Saturday, August 29, 2009

Gerald Ford, dead today

I know, bad taste. Dana Carvey doing Tom Brokaw always cracks me up though. Unfortunate that Gerald Ford wasn't alive to get to go to Ted Kennedy's funeral. He was conspicuous by his absence.

I didn't really think too much about Teddy's passing. After all, he'd been very sick for a while, and it's not as though I knew him. But there was something about seeing yet another Kennedy funeral that I found moving. Maybe having lost both of my parents and having been through tough funerals has something to do with it. It's just that feeling of grief and loss that families have to go through.

What I did think about, though, was all of the pomp that took place back when JFK was killed. I'm guessing that was the first presidential funeralizing that was shown on tv, and it was ALL that was on TV back then. Granted, we only had four stations (2,4,5, and 7) in Boston at the time, but I remember it being on TV for the entire week. And that's where kids around the country learned about military processionals, caissons and the horse with the backwards boots in the stirrups, and how quickly life can end. JFK, Jackie's blood spattered pink Chanel suit, LBJ and his giant earlobes (I know, I should have been mourning, but those things were enormous), Oswald getting shot by Jack Ruby on tv. It was all so surreal.

I was impressed that Teddy had Placido Domingo and Yo Yo Ma perform at his funeral. I will probably have an iPod or a boom box at mine. Makes me shudder to think about it but I am getting on in age. One of these days I'll figure out what I believe in and then plan what I want people to do for me when I'm gone.

So what's my point.....? I'm not sure. I guess it's yet another musing on what's real, what's important, what's it all about. That's why I keep moving, keep going, keep it up. If I stop for too long, I just might think about all of that too much.

Tuesday, August 18, 2009

Summer of 09

Wow, there's pressure with a blog.

When did I last update it? Is anyone reading it (uh, so far only one person that I know about)? Did I miss something?

It's been a banner two week summer for activity. Long bike rides, which I LOVE, lots of teaching spin classes, ditto, some most excellent NH time, a little beach, a little Cape, a little of everything else. It's been wonderful.

That's the only problem...it's been wonderful but doled out in pieces. Is that better? Do we enjoy summer when we have to pay for it? I tend to think so. Being from a place where good weather comes in small doses, you make the best of it while you can.

I digress. Got to spend a delightful day in Falmouth, watching the road race and seeing my daughter run her personal best, then a cookout with family and friends. Spent the day at the beach with my good friend. Had drinks with many. Enjoyed brunch on the deck with my sisters. Enjoyed a cookout with my soccer pals. Friday night deck with a small group of old friends. Saw one of my favorite bands, bought tickets for another show in September. Missed a bunch of soccer games. Saw live theater, twice!
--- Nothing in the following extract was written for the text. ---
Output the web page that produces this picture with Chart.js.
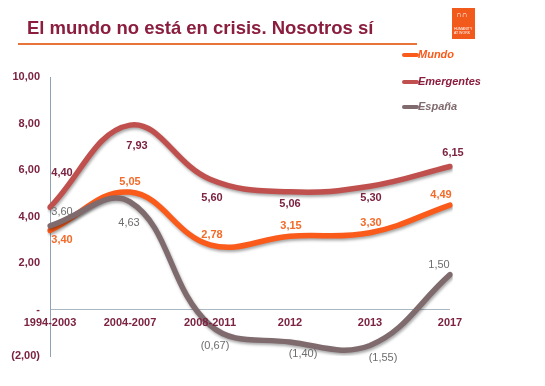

Then there were the sad moments, thinking of those who lost loved ones. Fathers, grandmothers, friends. Always sad, and as I age, more frequent. On the other hand, we had births and toddlers in abundance.

Ahhh, summertime. By the calendar almost over. By my calendar, still has a bit to go. September can be one of the most beautiful months of the year. Enjoy.

Sunday, August 2, 2009

Another Pleasant Valley Sunday

Ugh, now you have that awful song stuck in your head, dontcha?

Quandary 1: How to do all the things you want to do in a given day.
Quandary 2: How to do only the things you need to do and not worry about the rest of it.

Do I go the "pleasant" route and do the things I want to do? Or go the practical route and do the things I need to do (like pack my suitcase for a business trip that starts later today) and then do the fun things.

It's Sunday. It's the weekend. The game I attended last night was frustrating, at best. I haven't accomplished much this weekend. I think it's time to head out for a nice Tour de Peninsulas, and then tackle the rest.

At what age will I learn to just relax and not try to pack too much into a day? At what age will I finally learn to enjoy a nice day with family and not feel like I need to accomplish something? What will matter, when I'm at the end of my days? Oh, sorry, didn't mean to get maudlin. Where are the mimosas?